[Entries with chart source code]

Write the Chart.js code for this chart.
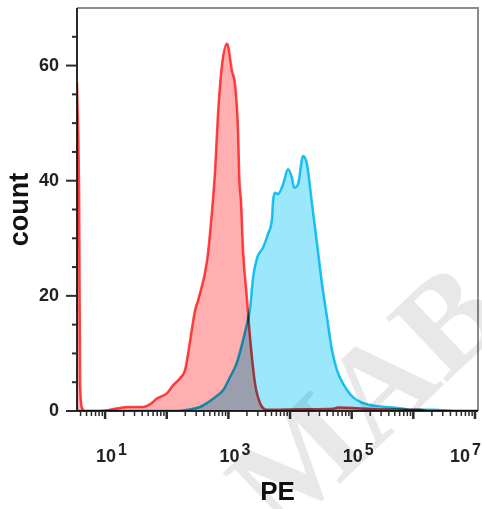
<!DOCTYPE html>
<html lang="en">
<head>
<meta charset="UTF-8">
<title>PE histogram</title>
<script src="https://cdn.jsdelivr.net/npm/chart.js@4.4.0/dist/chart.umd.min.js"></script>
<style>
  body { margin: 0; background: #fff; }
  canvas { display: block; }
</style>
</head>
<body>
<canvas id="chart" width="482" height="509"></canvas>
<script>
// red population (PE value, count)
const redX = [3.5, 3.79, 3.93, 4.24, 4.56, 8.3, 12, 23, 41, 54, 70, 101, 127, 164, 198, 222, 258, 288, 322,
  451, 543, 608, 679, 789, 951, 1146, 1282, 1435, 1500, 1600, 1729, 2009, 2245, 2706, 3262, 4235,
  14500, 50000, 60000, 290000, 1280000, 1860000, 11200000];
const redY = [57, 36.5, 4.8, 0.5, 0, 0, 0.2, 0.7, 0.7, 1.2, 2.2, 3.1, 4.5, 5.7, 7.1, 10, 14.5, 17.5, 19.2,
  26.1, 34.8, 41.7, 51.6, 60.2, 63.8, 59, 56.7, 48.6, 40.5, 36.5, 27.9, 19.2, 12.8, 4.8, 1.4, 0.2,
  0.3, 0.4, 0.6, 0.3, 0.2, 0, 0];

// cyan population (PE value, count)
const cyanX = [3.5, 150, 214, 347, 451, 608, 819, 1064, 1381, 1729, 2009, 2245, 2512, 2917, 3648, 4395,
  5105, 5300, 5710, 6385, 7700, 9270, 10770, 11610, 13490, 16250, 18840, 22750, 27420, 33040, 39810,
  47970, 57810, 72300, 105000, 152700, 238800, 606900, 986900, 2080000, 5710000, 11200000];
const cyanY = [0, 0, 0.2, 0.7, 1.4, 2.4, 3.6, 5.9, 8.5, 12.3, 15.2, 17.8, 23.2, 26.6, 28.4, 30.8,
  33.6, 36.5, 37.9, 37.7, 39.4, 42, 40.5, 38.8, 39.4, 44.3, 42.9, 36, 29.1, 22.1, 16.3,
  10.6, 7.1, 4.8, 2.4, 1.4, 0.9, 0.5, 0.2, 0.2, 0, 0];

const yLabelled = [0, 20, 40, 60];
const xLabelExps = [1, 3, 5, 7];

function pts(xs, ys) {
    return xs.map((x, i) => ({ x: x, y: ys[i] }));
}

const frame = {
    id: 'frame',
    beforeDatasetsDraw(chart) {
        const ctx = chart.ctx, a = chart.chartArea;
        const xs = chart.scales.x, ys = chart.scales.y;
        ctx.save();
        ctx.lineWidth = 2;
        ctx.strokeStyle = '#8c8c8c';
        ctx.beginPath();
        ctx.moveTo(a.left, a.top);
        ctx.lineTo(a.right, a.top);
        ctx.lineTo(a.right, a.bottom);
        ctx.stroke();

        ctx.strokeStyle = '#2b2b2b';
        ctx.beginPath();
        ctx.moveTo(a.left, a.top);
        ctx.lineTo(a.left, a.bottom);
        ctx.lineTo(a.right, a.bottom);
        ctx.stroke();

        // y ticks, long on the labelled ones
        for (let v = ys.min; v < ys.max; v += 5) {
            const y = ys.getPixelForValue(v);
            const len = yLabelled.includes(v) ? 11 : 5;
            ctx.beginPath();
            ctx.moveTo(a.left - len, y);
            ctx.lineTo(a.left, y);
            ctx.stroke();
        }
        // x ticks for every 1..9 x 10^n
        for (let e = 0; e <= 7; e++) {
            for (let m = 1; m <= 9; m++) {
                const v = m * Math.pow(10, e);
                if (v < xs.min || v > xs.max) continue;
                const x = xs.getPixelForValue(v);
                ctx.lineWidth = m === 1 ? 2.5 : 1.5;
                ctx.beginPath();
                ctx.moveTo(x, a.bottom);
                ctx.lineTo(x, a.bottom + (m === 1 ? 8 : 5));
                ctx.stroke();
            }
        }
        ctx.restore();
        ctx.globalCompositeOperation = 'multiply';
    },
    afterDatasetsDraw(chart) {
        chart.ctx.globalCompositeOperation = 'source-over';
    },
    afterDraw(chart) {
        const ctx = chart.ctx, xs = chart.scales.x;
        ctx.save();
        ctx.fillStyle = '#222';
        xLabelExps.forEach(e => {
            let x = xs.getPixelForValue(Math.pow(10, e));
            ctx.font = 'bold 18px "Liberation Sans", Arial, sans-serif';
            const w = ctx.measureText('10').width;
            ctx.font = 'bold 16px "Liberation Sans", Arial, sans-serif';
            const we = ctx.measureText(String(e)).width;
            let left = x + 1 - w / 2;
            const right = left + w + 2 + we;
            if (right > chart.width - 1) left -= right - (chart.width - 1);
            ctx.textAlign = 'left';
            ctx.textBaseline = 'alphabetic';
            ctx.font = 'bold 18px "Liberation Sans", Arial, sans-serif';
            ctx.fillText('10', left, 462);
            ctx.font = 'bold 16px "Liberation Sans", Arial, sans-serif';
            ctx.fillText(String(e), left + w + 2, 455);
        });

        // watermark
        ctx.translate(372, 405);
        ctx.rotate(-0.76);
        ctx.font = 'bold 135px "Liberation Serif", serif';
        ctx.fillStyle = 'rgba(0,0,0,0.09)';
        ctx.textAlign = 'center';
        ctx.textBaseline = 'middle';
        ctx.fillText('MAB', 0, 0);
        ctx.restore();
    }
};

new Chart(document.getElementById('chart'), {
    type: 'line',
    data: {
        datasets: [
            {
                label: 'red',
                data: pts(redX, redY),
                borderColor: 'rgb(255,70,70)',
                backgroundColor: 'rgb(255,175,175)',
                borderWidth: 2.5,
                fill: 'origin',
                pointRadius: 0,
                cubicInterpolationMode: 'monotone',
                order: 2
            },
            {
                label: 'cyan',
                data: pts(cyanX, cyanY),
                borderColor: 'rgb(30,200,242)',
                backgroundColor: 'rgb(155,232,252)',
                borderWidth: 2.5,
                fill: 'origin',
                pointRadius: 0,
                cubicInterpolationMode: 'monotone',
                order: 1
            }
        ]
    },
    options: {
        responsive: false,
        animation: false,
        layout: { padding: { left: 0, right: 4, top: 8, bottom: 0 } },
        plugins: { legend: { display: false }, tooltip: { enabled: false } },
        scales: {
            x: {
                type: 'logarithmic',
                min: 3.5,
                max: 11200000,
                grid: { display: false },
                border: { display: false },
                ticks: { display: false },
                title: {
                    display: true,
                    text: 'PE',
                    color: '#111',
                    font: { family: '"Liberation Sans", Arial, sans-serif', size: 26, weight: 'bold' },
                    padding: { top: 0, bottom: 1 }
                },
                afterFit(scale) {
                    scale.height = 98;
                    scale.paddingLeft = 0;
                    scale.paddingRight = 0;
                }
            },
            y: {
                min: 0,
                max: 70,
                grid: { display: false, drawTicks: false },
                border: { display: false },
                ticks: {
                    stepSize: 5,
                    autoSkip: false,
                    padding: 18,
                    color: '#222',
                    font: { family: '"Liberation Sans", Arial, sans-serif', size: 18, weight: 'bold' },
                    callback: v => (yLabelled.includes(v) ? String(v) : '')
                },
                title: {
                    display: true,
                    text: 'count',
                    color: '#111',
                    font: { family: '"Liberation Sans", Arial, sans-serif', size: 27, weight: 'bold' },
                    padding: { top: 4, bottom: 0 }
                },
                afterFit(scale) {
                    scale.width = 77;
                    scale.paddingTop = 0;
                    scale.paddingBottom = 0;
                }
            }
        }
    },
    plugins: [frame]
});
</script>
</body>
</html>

--

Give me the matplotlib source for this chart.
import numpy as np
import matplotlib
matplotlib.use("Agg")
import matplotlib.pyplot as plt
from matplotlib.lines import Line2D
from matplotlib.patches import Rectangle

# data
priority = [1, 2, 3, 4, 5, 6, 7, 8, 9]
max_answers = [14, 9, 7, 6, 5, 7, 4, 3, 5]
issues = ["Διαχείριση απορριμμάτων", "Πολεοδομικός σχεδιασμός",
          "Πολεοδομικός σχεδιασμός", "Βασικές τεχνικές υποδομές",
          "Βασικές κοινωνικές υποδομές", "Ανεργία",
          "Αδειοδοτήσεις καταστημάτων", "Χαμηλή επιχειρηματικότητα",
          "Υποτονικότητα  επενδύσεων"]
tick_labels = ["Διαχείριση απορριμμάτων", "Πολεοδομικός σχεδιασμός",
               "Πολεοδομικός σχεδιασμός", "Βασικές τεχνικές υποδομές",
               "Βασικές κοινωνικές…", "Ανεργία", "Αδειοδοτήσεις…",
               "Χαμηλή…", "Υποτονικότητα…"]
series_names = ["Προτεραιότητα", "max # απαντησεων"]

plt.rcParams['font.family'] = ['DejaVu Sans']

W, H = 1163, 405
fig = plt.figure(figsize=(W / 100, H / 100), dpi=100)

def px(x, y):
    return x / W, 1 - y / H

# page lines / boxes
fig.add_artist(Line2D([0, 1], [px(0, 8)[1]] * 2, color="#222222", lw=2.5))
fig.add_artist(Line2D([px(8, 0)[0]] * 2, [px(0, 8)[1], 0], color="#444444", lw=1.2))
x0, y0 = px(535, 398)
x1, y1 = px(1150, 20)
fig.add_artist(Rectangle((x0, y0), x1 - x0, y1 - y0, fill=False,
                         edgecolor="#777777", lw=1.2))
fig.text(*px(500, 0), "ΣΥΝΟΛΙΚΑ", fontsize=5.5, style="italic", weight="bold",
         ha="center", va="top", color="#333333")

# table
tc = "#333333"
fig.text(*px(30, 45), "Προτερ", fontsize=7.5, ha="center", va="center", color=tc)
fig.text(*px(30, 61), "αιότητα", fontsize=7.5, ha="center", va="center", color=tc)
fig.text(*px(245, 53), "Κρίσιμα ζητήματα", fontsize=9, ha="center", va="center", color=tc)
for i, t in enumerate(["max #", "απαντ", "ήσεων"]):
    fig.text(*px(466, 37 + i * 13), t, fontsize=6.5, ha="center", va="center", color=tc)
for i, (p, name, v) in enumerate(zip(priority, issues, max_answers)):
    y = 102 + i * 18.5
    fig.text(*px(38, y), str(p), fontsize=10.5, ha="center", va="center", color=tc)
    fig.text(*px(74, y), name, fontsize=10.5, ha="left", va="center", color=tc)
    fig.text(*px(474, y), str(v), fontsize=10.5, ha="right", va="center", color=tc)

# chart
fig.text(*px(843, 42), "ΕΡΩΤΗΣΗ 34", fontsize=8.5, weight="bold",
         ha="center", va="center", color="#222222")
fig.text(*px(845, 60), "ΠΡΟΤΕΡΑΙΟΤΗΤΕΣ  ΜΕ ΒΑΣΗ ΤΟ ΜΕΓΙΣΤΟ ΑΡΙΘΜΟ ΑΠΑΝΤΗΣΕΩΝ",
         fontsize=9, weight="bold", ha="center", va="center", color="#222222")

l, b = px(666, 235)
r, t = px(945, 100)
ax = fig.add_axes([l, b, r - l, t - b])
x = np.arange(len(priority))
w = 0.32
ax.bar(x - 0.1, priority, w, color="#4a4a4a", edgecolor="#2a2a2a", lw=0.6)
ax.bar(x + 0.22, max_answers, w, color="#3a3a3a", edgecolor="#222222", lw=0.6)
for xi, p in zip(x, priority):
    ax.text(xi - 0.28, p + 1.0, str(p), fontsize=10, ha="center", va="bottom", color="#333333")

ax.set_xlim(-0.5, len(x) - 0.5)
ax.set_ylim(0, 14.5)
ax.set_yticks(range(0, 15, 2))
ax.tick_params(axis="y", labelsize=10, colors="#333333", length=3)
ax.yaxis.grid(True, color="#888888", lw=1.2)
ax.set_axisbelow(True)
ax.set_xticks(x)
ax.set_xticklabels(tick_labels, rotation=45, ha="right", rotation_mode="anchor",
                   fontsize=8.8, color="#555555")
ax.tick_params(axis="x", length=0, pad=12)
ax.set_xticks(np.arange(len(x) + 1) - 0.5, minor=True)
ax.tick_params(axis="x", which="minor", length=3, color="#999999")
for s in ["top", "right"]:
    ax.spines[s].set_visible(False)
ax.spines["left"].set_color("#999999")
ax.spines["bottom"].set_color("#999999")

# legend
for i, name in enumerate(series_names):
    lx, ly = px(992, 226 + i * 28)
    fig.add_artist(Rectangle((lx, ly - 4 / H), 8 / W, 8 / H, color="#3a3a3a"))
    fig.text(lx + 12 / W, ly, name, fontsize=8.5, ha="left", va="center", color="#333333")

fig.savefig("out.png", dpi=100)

*Problem to solve*: Nothing but the lines from the one with "Write the Chart.js code for this chart." through the one with "0.3, 0.4, 0.6, 0.3, 0.2, 0, 0];" should be copied, word for word. Pictures are left out.

*Task output*:
Write the Chart.js code for this chart.
<!DOCTYPE html>
<html lang="en">
<head>
<meta charset="UTF-8">
<title>PE histogram</title>
<script src="https://cdn.jsdelivr.net/npm/chart.js@4.4.0/dist/chart.umd.min.js"></script>
<style>
  body { margin: 0; background: #fff; }
  canvas { display: block; }
</style>
</head>
<body>
<canvas id="chart" width="482" height="509"></canvas>
<script>
// red population (PE value, count)
const redX = [3.5, 3.79, 3.93, 4.24, 4.56, 8.3, 12, 23, 41, 54, 70, 101, 127, 164, 198, 222, 258, 288, 322,
  451, 543, 608, 679, 789, 951, 1146, 1282, 1435, 1500, 1600, 1729, 2009, 2245, 2706, 3262, 4235,
  14500, 50000, 60000, 290000, 1280000, 1860000, 11200000];
const redY = [57, 36.5, 4.8, 0.5, 0, 0, 0.2, 0.7, 0.7, 1.2, 2.2, 3.1, 4.5, 5.7, 7.1, 10, 14.5, 17.5, 19.2,
  26.1, 34.8, 41.7, 51.6, 60.2, 63.8, 59, 56.7, 48.6, 40.5, 36.5, 27.9, 19.2, 12.8, 4.8, 1.4, 0.2,
  0.3, 0.4, 0.6, 0.3, 0.2, 0, 0];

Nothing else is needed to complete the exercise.